I'd tried to get a friend to go for over a month, so it was great to finally do it. Let that be a lesson to me -- I'm still waiting for all my friends to move to San Francisco or New York and they are mostly where I left them years ago. As lonely as I get, if I waited forever for others to come along, I would still be at Cal State Foolerton.

It was incredible to sit there, concentrating and getting lost in the creativity. The steady rhthym of the rain helped me to clear my mind. Writing can be cathartic, but it never really allows me to get out of my head, which is a nice vacation, especially these days.

I am on a rickety old computer and too lazy to look to see if I mentioned my past life reading in New Orleans. One of the lives was 1500 years ago in China. I was a man who, at age 40 had an epiphany that most people were sleepwalking through life and they needed to know the truth. I left my family and village to study at a monastary and learn to read and write.

Next, I apprenticed to a potter. I put those skills together and made tiles with idiograms and hung them around the outside of my home. I would give them to people with the requirement that they memorize the message (since most people I encountered were illiterate) and pass it along to others. I spent the rest of that life making these tiles in an effort to introduce ideas to the people.

Before I left Non-Profit, I was supposed to have a show of my photographs, which could have resulted in some sales. The woman in charge of the display case was also the head of the ceramics department and she invited me to take a beginning course.

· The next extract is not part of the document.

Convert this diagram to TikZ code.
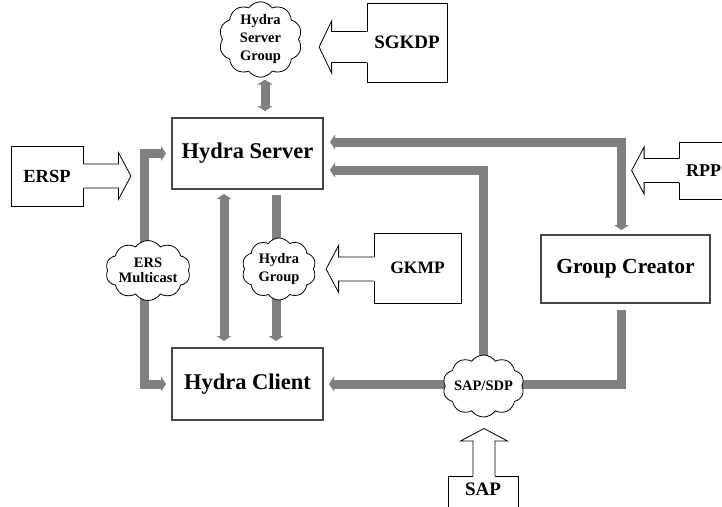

Since I was fired so suddenly, I never had a chance to take the course. I had been looking for an opportunity to learn handforming, or at least paint some tiles. Also, I've passed the tile memorial on Greenwich and 7th Avenues dozens of times.

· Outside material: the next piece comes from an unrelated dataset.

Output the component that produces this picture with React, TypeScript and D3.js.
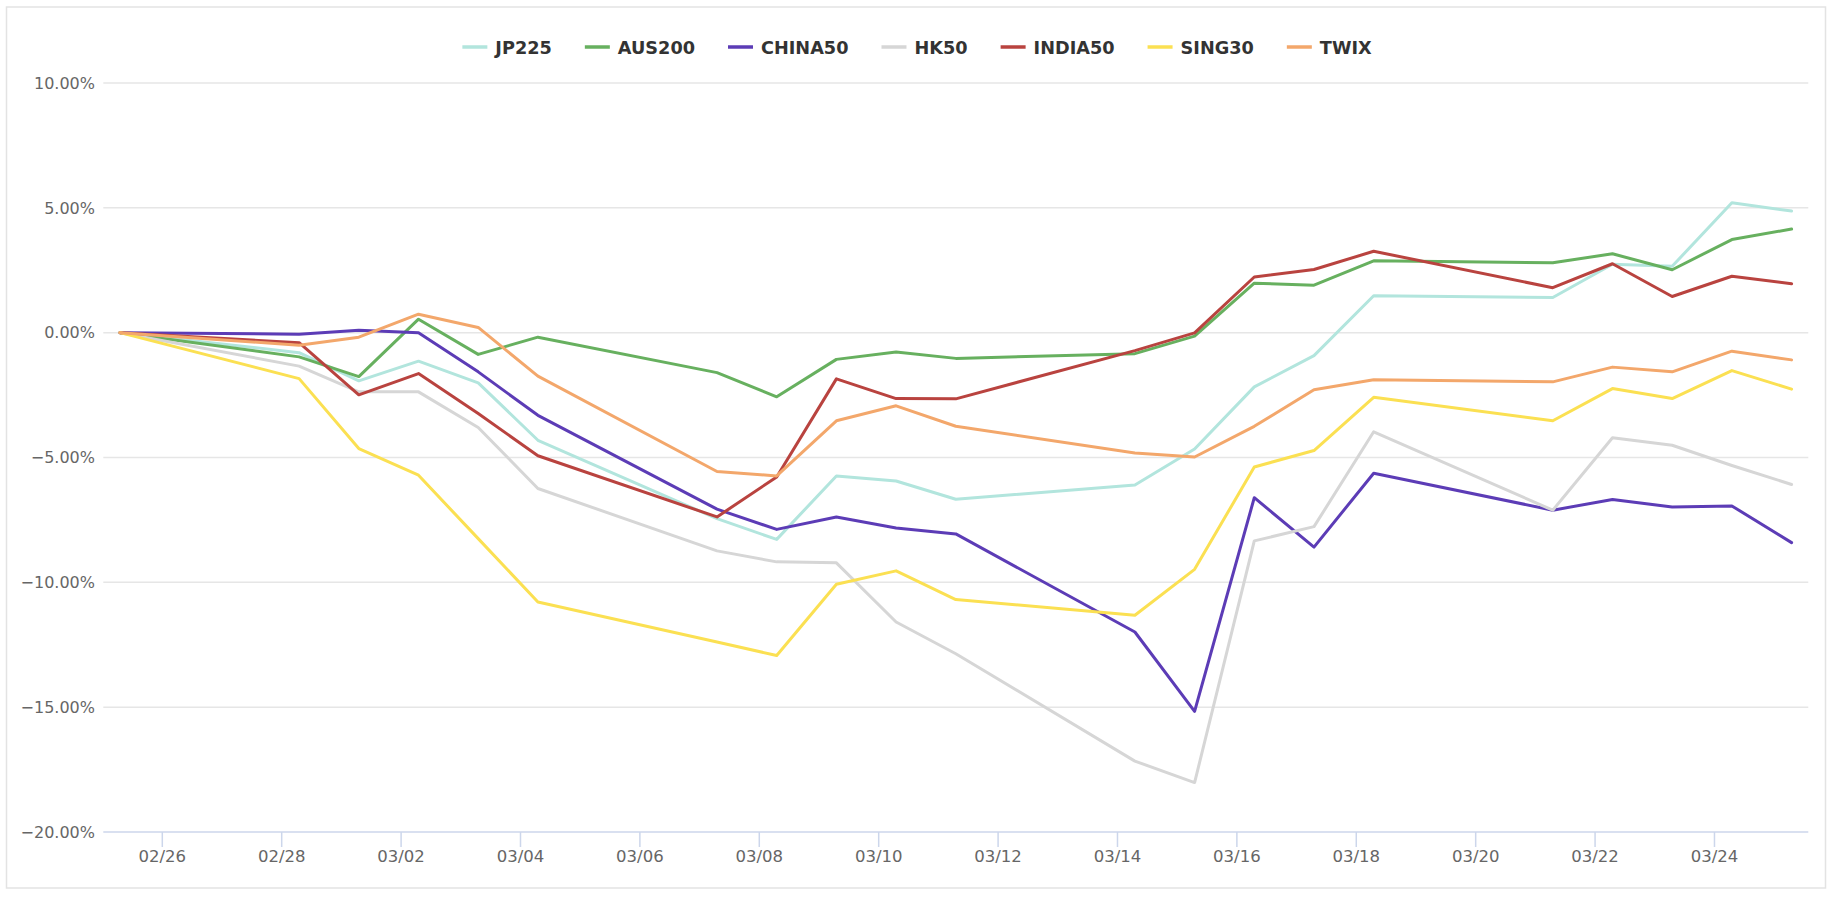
import React, { useEffect, useRef } from "react";
import * as d3 from "d3";

const dates = [
  "2022-02-25", "2022-02-28", "2022-03-01", "2022-03-02", "2022-03-03", "2022-03-04",
  "2022-03-07", "2022-03-08", "2022-03-09", "2022-03-10", "2022-03-11",
  "2022-03-14", "2022-03-15", "2022-03-16", "2022-03-17", "2022-03-18",
  "2022-03-21", "2022-03-22", "2022-03-23", "2022-03-24", "2022-03-25",
];

const seriesNames = ["JP225", "AUS200", "CHINA50", "HK50", "INDIA50", "SING30", "TWIX"];
const seriesColors = ["#b2e5dd", "#67b05f", "#5c3cb6", "#d6d6d6", "#b9433f", "#fbe052", "#f3a76b"];

const jp225 = [0, -0.8, -1.93, -1.14, -2.01, -4.31, -7.45, -8.28, -5.74, -5.94, -6.67, -6.1, -4.66, -2.17, -0.92, 1.48, 1.41, 2.74, 2.66, 5.2, 4.87];
const aus200 = [0, -0.97, -1.76, 0.54, -0.87, -0.18, -1.6, -2.57, -1.07, -0.77, -1.03, -0.84, -0.14, 1.98, 1.9, 2.88, 2.8, 3.16, 2.52, 3.73, 4.15];
const china50 = [0, -0.06, 0.1, 0.0, -1.57, -3.31, -7.07, -7.88, -7.38, -7.82, -8.06, -11.99, -15.17, -6.61, -8.59, -5.63, -7.11, -6.68, -6.98, -6.94, -8.41];
const hk50 = [0, -1.34, -2.37, -2.37, -3.8, -6.24, -8.74, -9.18, -9.22, -11.59, -12.86, -17.16, -18.02, -8.34, -7.77, -3.97, -7.11, -4.21, -4.51, -5.32, -6.08];
const india50 = [0, -0.4, -2.49, -1.64, -3.24, -4.93, -7.38, -5.78, -1.85, -2.64, -2.65, -0.72, -0.01, 2.23, 2.53, 3.26, 1.8, 2.76, 1.45, 2.26, 1.96];
const sing30 = [0, -1.84, -4.64, -5.71, -8.25, -10.79, -12.39, -12.93, -10.08, -9.54, -10.69, -11.32, -9.48, -5.38, -4.72, -2.59, -3.53, -2.24, -2.64, -1.52, -2.26];
const twix = [0, -0.5, -0.18, 0.74, 0.21, -1.74, -5.56, -5.74, -3.53, -2.93, -3.75, -4.82, -4.98, -3.75, -2.29, -1.89, -1.97, -1.38, -1.57, -0.74, -1.09];

const seriesValues = [jp225, aus200, china50, hk50, india50, sing30, twix];

const yTicks = [10, 5, 0, -5, -10, -15, -20];
const xTickLabels = ["02/26", "02/28", "03/02", "03/04", "03/06", "03/08", "03/10", "03/12", "03/14", "03/16", "03/18", "03/20", "03/22", "03/24"];

const W = 1834;
const H = 900;
const FONT = "'DejaVu Sans', Verdana, sans-serif";

export default function App() {
  const ref = useRef<SVGSVGElement | null>(null);

  useEffect(() => {
    const svg = d3.select(ref.current);
    svg.selectAll("*").remove();

    const plotLeft = 103.3;
    const plotRight = 1808.3;
    const plotTop = 83;
    const plotBottom = 832;

    const parse = (s: string) => new Date(s + "T07:00:00Z");
    const times = dates.map(parse);
    const tMin = +times[0];
    const tMax = +times[times.length - 1];
    const pad = (tMax - tMin) * 0.01;

    const x = d3.scaleUtc().domain([new Date(tMin - pad), new Date(tMax + pad)]).range([plotLeft, plotRight]);
    const y = d3.scaleLinear().domain([-20, 10]).range([plotBottom, plotTop]);

    // outer border
    svg.append("rect")
      .attr("x", 6.5).attr("y", 7).attr("width", 1819).attr("height", 881)
      .attr("fill", "#ffffff").attr("stroke", "#e3e3e3").attr("stroke-width", 1.5);

    // gridlines
    const grid = svg.append("g");
    yTicks.forEach((t) => {
      if (t === -20) return;
      grid.append("line")
        .attr("x1", plotLeft).attr("x2", plotRight)
        .attr("y1", y(t)).attr("y2", y(t))
        .attr("stroke", "#e6e6e6").attr("stroke-width", 1.5);
    });

    // y labels
    const fmt = d3.format(".2f");
    yTicks.forEach((t) => {
      svg.append("text")
        .attr("x", 95).attr("y", y(t))
        .attr("dy", "0.36em")
        .attr("text-anchor", "end")
        .attr("font-family", FONT).attr("font-size", 16)
        .attr("fill", "#666666")
        .text(fmt(t).replace("-", "\u2212") + "%");
    });

    // x axis line
    svg.append("line")
      .attr("x1", plotLeft).attr("x2", plotRight)
      .attr("y1", plotBottom).attr("y2", plotBottom)
      .attr("stroke", "#ccd6eb").attr("stroke-width", 1.5);

    const tickDates = xTickLabels.map((l) => new Date(`2022-${l.replace("/", "-")}T00:00:00Z`));
    tickDates.forEach((d, i) => {
      const tx = x(d);
      svg.append("line")
        .attr("x1", tx).attr("x2", tx)
        .attr("y1", plotBottom).attr("y2", plotBottom + 15)
        .attr("stroke", "#ccd6eb").attr("stroke-width", 1.5);
      svg.append("text")
        .attr("x", tx).attr("y", 862)
        .attr("text-anchor", "middle")
        .attr("font-family", FONT).attr("font-size", 16.5)
        .attr("fill", "#666666")
        .text(xTickLabels[i]);
    });

    // lines
    const line = d3.line<number>()
      .x((_, i) => x(times[i]))
      .y((v) => y(v));

    const lines = svg.append("g");
    seriesValues.forEach((vals, si) => {
      lines.append("path")
        .attr("d", line(vals) as string)
        .attr("fill", "none")
        .attr("stroke", seriesColors[si])
        .attr("stroke-width", 3)
        .attr("stroke-linejoin", "round")
        .attr("stroke-linecap", "round");
    });

    // legend
    const legend = svg.append("g");
    const symW = 25;
    const symPad = 8;
    const itemGap = 33;
    const legendY = 47;
    const items: { g: any; w: number }[] = [];
    seriesNames.forEach((name, si) => {
      const g = legend.append("g");
      g.append("line")
        .attr("x1", 0).attr("x2", symW)
        .attr("y1", legendY).attr("y2", legendY)
        .attr("stroke", seriesColors[si]).attr("stroke-width", 3.5);
      const txt = g.append("text")
        .attr("x", symW + symPad).attr("y", legendY)
        .attr("dy", "0.37em")
        .attr("font-family", FONT).attr("font-size", 17.7)
        .attr("font-weight", "bold")
        .attr("fill", "#333333")
        .text(name);
      const tw = (txt.node() as SVGTextElement).getComputedTextLength();
      items.push({ g, w: symW + symPad + tw });
    });
    const total = items.reduce((a, b) => a + b.w, 0) + itemGap * (items.length - 1);
    let cx = W / 2 - total / 2;
    items.forEach((it) => {
      it.g.attr("transform", `translate(${cx},0)`);
      cx += it.w + itemGap;
    });
  }, []);

  return (
    <svg
      ref={ref}
      width={W}
      height={H}
      style={{ position: "absolute", left: 0, top: 0, background: "#ffffff" }}
    />
  );
}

It's funny how you forget yourself. I often wasn't allowed out of the house because my father worked the graveyard shift and was usually asleep when I returned home from school in the afternoon. There was one loophole -- I could play in the garage. I had an easel out there and painted all the time as a child. I spent hours doing this. I can't think of what I painted -- cheerful houses, smiling yellow suns, and big, strong trees.

I made rose perfume with the fallen petals from our landlady's rose bushes. I also painted rocks, mostly with rainbows, and sold them as paperweights. I wish I'd maintained this throughline of creativity and entrepreneurship throughout my life, but it slipped away somewhere along the line, as have so many other aspects of myself. I don't know what's bringing it back to me, but I am truly grateful.